Significant Drop in Interest Rates
This is, without a doubt, the most common and compelling reason homeowners consider refinancing. When interest rates take a noticeable dip, it’s like the financial world is sending out a siren call. The general rule of thumb that many seasoned mortgage professionals will tell you is to consider refinancing if current rates are at least 0.75% to 1.0% lower than your existing mortgage rate. Why this specific range? Because that's usually enough of a spread to generate substantial savings that can quickly offset the closing costs associated with a new loan. Below that, the savings might not be significant enough to justify the effort and expense.

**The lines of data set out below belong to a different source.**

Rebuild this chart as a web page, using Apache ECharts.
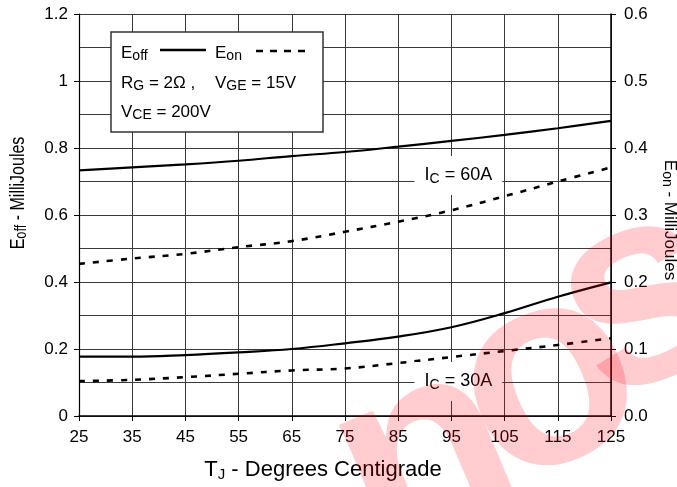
<!DOCTYPE html>
<html><head><meta charset="utf-8">
<script src="https://cdn.jsdelivr.net/npm/echarts@6/dist/echarts.min.js"></script>
<style>html,body{margin:0;padding:0;background:#fff}#c{width:677px;height:487px}</style>
</head><body><div id="c"></div>
<script>
// Junction temperature categories (°C)
const temps = ['25','35','45','55','65','75','85','95','105','115','125'];
// Eoff (left axis, mJ)
const eoff60 = [0.733, 0.742, 0.751, 0.762, 0.776, 0.788, 0.804, 0.821, 0.839, 0.859, 0.881];
const eoff30 = [0.177, 0.177, 0.182, 0.190, 0.200, 0.217, 0.237, 0.265, 0.307, 0.356, 0.399];
// Eon (right axis, mJ)
const eon60 = [0.227, 0.235, 0.242, 0.252, 0.261, 0.275, 0.290, 0.307, 0.328, 0.350, 0.371];
const eon30 = [0.052, 0.054, 0.058, 0.063, 0.068, 0.071, 0.079, 0.088, 0.097, 0.106, 0.116];
// annotation labels
const ann60 = {cat: '95', val: 0.7, text: '60A'};
const ann30 = {cat: '95', val: 0.1, text: '30A'};

const FONT = '"Liberation Sans", Arial, sans-serif';
const chart = echarts.init(document.getElementById('c'));

const annLabel = (t) => ({
  show: true,
  position: 'inside',
  formatter: '{m|I}{s|C}{m| = ' + t + '}',
  backgroundColor: '#fff',
  padding: [9, 10, 9, 10],
  rich: {
    m: {fontSize: 18, fontFamily: FONT, color: '#000'},
    s: {fontSize: 14, fontFamily: FONT, color: '#000', padding: [7, 0, 0, 0]}
  }
});

const rich17 = {
  m: {fontSize: 17, fontFamily: FONT, fill: '#000'},
  s: {fontSize: 14, fontFamily: FONT, fill: '#000', padding: [7, 0, 0, 0]}
};
const rich20 = {
  m: {fontSize: 20, fontFamily: FONT, fill: '#000'},
  s: {fontSize: 16, fontFamily: FONT, fill: '#000', padding: [8, 0, 0, 0]}
};

const wmStyle = (ch) => ({text: ch, font: 'bold 280px "Liberation Sans", Arial, sans-serif',
  fill: 'rgba(255,0,20,0.2)', align: 'center', verticalAlign: 'middle'});

const option = {
  animation: false,
  backgroundColor: '#fff',
  grid: {left: 79, right: 66, top: 14, bottom: 71},
  xAxis: {
    type: 'category', data: temps, boundaryGap: false,
    axisLine: {lineStyle: {color: '#000', width: 1.5}},
    axisTick: {show: true, length: 5, lineStyle: {color: '#000'}},
    axisLabel: {fontSize: 17, fontFamily: FONT, color: '#000', margin: 13},
    splitLine: {show: true, lineStyle: {color: '#3a3a3a', width: 1}}
  },
  yAxis: [{
    type: 'value', min: 0, max: 1.2, interval: 0.2, position: 'left',
    axisLine: {show: true, lineStyle: {color: '#000', width: 1.2}},
    axisTick: {show: true, length: 5, lineStyle: {color: '#000'}},
    axisLabel: {fontSize: 17, fontFamily: FONT, color: '#000', margin: 11},
    splitLine: {show: true, lineStyle: {color: '#3a3a3a', width: 1}},
    minorTick: {show: false, splitNumber: 2},
    minorSplitLine: {show: true, lineStyle: {color: '#3a3a3a', width: 1}}
  }, {
    type: 'value', min: 0, max: 0.6, interval: 0.1, position: 'right',
    axisLine: {show: true, lineStyle: {color: '#000', width: 1.5}},
    axisTick: {show: true, length: 5, lineStyle: {color: '#000'}},
    axisLabel: {fontSize: 17, fontFamily: FONT, color: '#000', margin: 13, formatter: v => v.toFixed(1)},
    splitLine: {show: false}
  }],
  series: [
    {name: 'Eoff 60A', type: 'line', data: eoff60, yAxisIndex: 0, smooth: 0.4, symbol: 'none',
      lineStyle: {color: '#000', width: 2.2}, z: 3,
      markPoint: {symbol: 'circle', symbolSize: 0, silent: true,
        data: [{coord: [ann60.cat, ann60.val], label: Object.assign(annLabel(ann60.text), {offset: [7, -6]})}]}},
    {name: 'Eoff 30A', type: 'line', data: eoff30, yAxisIndex: 0, smooth: 0.4, symbol: 'none',
      lineStyle: {color: '#000', width: 2.2}, z: 3,
      markPoint: {symbol: 'circle', symbolSize: 0, silent: true,
        data: [{coord: [ann30.cat, ann30.val], label: Object.assign(annLabel(ann30.text), {offset: [7, -1]})}]}},
    {name: 'Eon 60A', type: 'line', data: eon60, yAxisIndex: 1, smooth: 0.4, symbol: 'none',
      lineStyle: {color: '#000', width: 2.6, type: [6, 8]}, z: 3},
    {name: 'Eon 30A', type: 'line', data: eon30, yAxisIndex: 1, smooth: 0.4, symbol: 'none',
      lineStyle: {color: '#000', width: 2.6, type: [6, 8]}, z: 3}
  ],
  graphic: [
    // legend box
    {type: 'rect', shape: {x: 111, y: 32, width: 212, height: 100}, z: 50,
      style: {fill: '#fff', stroke: '#333', lineWidth: 1.5}},
    {type: 'text', x: 121, y: 53, z: 51, style: {text: '{m|E}{s|off}', rich: rich17, verticalAlign: 'middle', align: 'left'}},
    {type: 'line', shape: {x1: 160, y1: 50, x2: 206, y2: 50}, z: 51, style: {stroke: '#000', lineWidth: 2.6}},
    {type: 'text', x: 215, y: 53, z: 51, style: {text: '{m|E}{s|on}', rich: rich17, verticalAlign: 'middle', align: 'left'}},
    {type: 'line', shape: {x1: 256, y1: 51, x2: 312, y2: 51}, z: 51, style: {stroke: '#000', lineWidth: 2.6, lineDash: [7, 7]}},
    {type: 'text', x: 121, y: 83, z: 51, style: {text: '{m|R}{s|G}{m| = 2Ω ,}', rich: rich17, verticalAlign: 'middle', align: 'left'}},
    {type: 'text', x: 215, y: 83, z: 51, style: {text: '{m|V}{s|GE}{m| = 15V}', rich: rich17, verticalAlign: 'middle', align: 'left'}},
    {type: 'text', x: 121, y: 112, z: 51, style: {text: '{m|V}{s|CE}{m| = 200V}', rich: rich17, verticalAlign: 'middle', align: 'left'}},
    // axis names
    {type: 'text', x: 323, y: 470, z: 51, style: {text: '{m|T}{s|J}{m| - Degrees Centigrade}',
      rich: {m: {fontSize: 22, fontFamily: FONT, fill: '#000'}, s: {fontSize: 15, fontFamily: FONT, fill: '#000', padding: [10, 0, 0, 0]}},
      align: 'center', verticalAlign: 'middle'}},
    {type: 'text', x: 18, y: 193, rotation: Math.PI / 2, scaleX: 0.8, z: 51, style: {text: '{m|E}{s|off}{m| - MilliJoules}',
      rich: rich20, align: 'center', verticalAlign: 'middle'}},
    {type: 'text', x: 670, y: 220, rotation: -Math.PI / 2, z: 51, style: {text: '{m|E}{s|on}{m| - MilliJoules}',
      rich: rich17, align: 'center', verticalAlign: 'middle'}},
    // watermark letters
    {type: 'text', x: 428, y: 464, rotation: 0.4, z: 100, silent: true, style: wmStyle('n')},
    {type: 'text', x: 549, y: 384, rotation: 0.4, z: 100, silent: true, style: wmStyle('o')},
    {type: 'text', x: 643, y: 302, rotation: 0.4, z: 100, silent: true, style: wmStyle('s')}
  ]
};
chart.setOption(option);
</script>
</body></html>
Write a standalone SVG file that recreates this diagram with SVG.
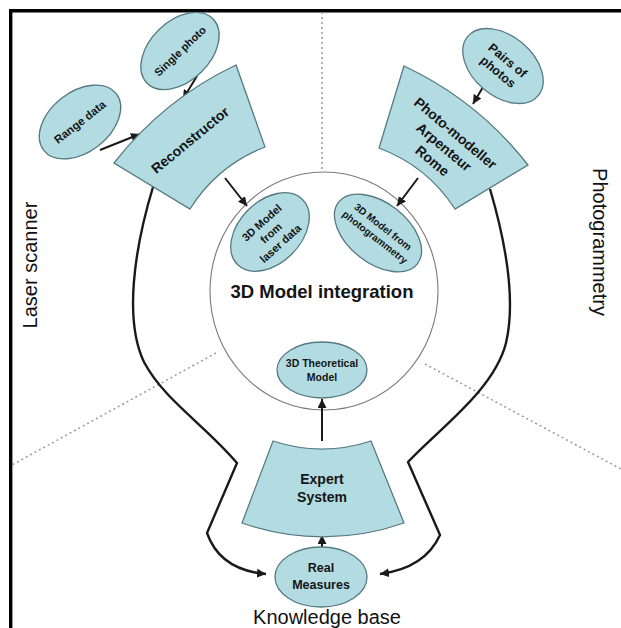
<svg xmlns="http://www.w3.org/2000/svg" width="621" height="628" viewBox="0 0 621 628">
<defs>
<style>
.node{fill:#b3dce2;stroke:#557a80;stroke-width:1.3}
.t{font-family:"Liberation Sans",Arial,sans-serif;font-weight:bold;fill:#151515;text-anchor:middle}
.big{font-family:"Liberation Sans",Arial,sans-serif;fill:#111;text-anchor:middle;font-size:20px}
.dot{stroke:#9a9a9a;stroke-width:1.5;stroke-dasharray:2 3;fill:none}
.c{stroke:#1a1a1a;stroke-width:2.4;fill:none}
.a{stroke:#1a1a1a;stroke-width:2;fill:none;marker-end:url(#ah)}
</style>
<marker id="ah" markerUnits="userSpaceOnUse" markerWidth="10" markerHeight="9" refX="9" refY="4.5" orient="auto">
<path d="M0,0 L9,4.5 L0,9 Z" fill="#1a1a1a"/>
</marker>
</defs>
<rect width="621" height="628" fill="#fff"/>
<path d="M10.7,628 V10.7 H621" fill="none" stroke="#000" stroke-width="3.4"/>

<g id="sectors-lines">
<path class="dot" d="M322,12 V172"/>
<path class="dot" d="M216,353 L12,465"/>
<path class="dot" d="M425,364 L621,469"/>
</g>

<g id="integration">
<ellipse cx="324" cy="291" rx="114" ry="119" fill="none" stroke="#7a7a7a" stroke-width="1.1"/>
<text class="t" x="322" y="298" font-size="18.5">3D Model integration</text>
</g>

<g id="connectors">
<path class="a" d="M197,76 L183,99"/>
<path class="a" d="M100,150 L140,134"/>
<path class="a" d="M225,178 L247,206"/>
<path class="a" d="M483,87 L473,104"/>
<path class="a" d="M418,178 L397,206"/>
<path class="a" d="M322,441 L322,399"/>
<path class="a" d="M322,548 L322,535"/>
<path class="c" d="M153,187 C134,250 124,320 144,362 C164,400 205,425 237,463 L207,533 Q220,570 266,574" marker-end="url(#ah)"/>
<path class="c" d="M490,189 C505,240 516,300 506,343 C494,390 440,428 408,462 L440,535 Q425,568 380,574" marker-end="url(#ah)"/>
</g>

<g id="single-photo">
<ellipse class="node" cx="0" cy="0" rx="46" ry="30" transform="translate(180,51) rotate(-44)"/>
<text class="t" font-size="11" transform="translate(180,51) rotate(-44)" x="0" y="4">Single photo</text>
</g>

<g id="range-data">
<ellipse class="node" cx="0" cy="0" rx="46" ry="30" transform="translate(80,122) rotate(-38)"/>
<text class="t" font-size="11.5" transform="translate(80,122) rotate(-38)" x="0" y="4">Range data</text>
</g>

<g id="reconstructor">
<path class="node" d="M114,163 A340,340 0 0 1 236,65 L265,147 A156,156 0 0 0 190,209 Z"/>
<text class="t" font-size="14" transform="translate(190,140) rotate(-39.5)" x="0" y="5">Reconstructor</text>
</g>

<g id="pairs-of-photos">
<ellipse class="node" cx="0" cy="0" rx="46" ry="30" transform="translate(503,66) rotate(40)"/>
<text class="t" font-size="12.5" transform="translate(503,66) rotate(40)"><tspan x="0" y="-3">Pairs of</tspan><tspan x="0" y="12">photos</tspan></text>
</g>

<g id="photo-modeller">
<path class="node" d="M404,66 A340,340 0 0 1 528,165 L455,209 A156,156 0 0 0 379,148 Z"/>
<text class="t" font-size="14" transform="translate(444,147) rotate(40)"><tspan x="0" y="-13">Photo-modeller</tspan><tspan x="0" y="5">Arpenteur</tspan><tspan x="0" y="23">Rome</tspan></text>
</g>

<g id="model-laser">
<ellipse class="node" cx="0" cy="0" rx="46" ry="31" transform="translate(270,232) rotate(-45)"/>
<text class="t" font-size="11" transform="translate(271,233) rotate(-42)"><tspan x="0" y="-10">3D Model</tspan><tspan x="0" y="4">from</tspan><tspan x="0" y="18">laser data</tspan></text>
</g>

<g id="model-photogrammetry">
<ellipse class="node" cx="0" cy="0" rx="50" ry="30" transform="translate(378,233) rotate(38)"/>
<text class="t" font-size="10" transform="translate(379,232) rotate(38)"><tspan x="0" y="-3">3D Model from</tspan><tspan x="0" y="10">photogrammetry</tspan></text>
</g>

<g id="theoretical-model">
<ellipse class="node" cx="322" cy="370" rx="45" ry="28"/>
<text class="t" font-size="10.5"><tspan x="322" y="367">3D Theoretical</tspan><tspan x="322" y="381">Model</tspan></text>
</g>

<g id="expert-system">
<path class="node" d="M242,523 A245,245 0 0 0 404,523 L371,441 A157,157 0 0 1 273,441 Z"/>
<text class="t" font-size="14"><tspan x="322" y="484">Expert</tspan><tspan x="322" y="502">System</tspan></text>
</g>

<g id="real-measures">
<ellipse class="node" cx="321" cy="577" rx="46" ry="30"/>
<text class="t" font-size="12.5"><tspan x="321" y="572">Real</tspan><tspan x="321" y="589">Measures</tspan></text>
</g>

<g id="labels">
<text class="big" transform="translate(37,265) rotate(-90)">Laser scanner</text>
<text class="big" transform="translate(593,242) rotate(90)">Photogrammetry</text>
<text class="big" x="327" y="624">Knowledge base</text>
</g>
</svg>
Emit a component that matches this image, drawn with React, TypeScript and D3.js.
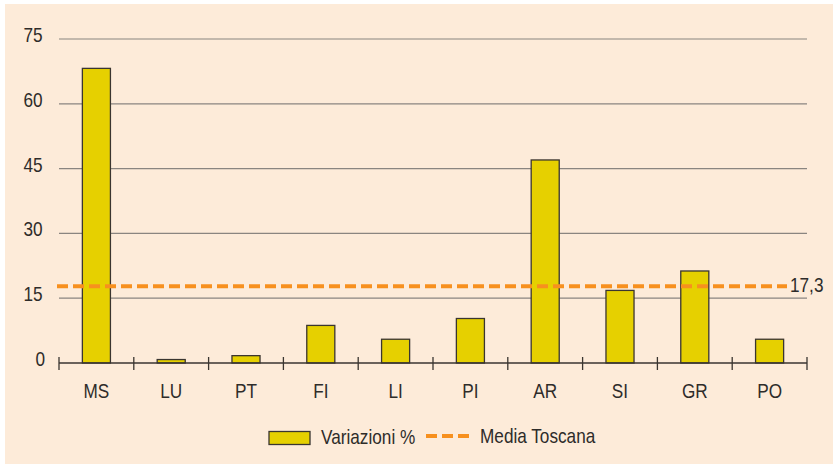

Imagine this: you locked in a 4.5% rate a few years ago, and now rates are hovering around 3.5%. That full percentage point drop translates into real, tangible money saved every single month. On a $300,000 loan, a 1% drop could save you over $150 a month, which adds up to $1,800 a year. Over the life of a 30-year loan, that's a whopping $54,000 in interest that stays in your pocket instead of going to the bank. It's not just a minor adjustment; it's a significant financial windfall that can impact your budget, your savings, and your overall financial security.
However, don't just jump at the first flicker of a rate drop. It’s important to look at the bigger picture. Are rates projected to fall even further, or is this likely the bottom? Monitoring economic news, inflation reports, and Federal Reserve statements (more on this later) can give you a sense of market direction. Locking in a rate too early if rates continue to fall could lead to "refinance remorse," but waiting too long might mean missing the absolute lowest point. It’s a delicate dance, but the 0.75% to 1.0% rule provides a solid, actionable benchmark.
Remember, even a seemingly small difference can create massive savings over decades. This is why staying informed about the interest rate environment is paramount for any homeowner. It's not about being greedy; it's about being smart and seizing opportunities that directly benefit your bottom line.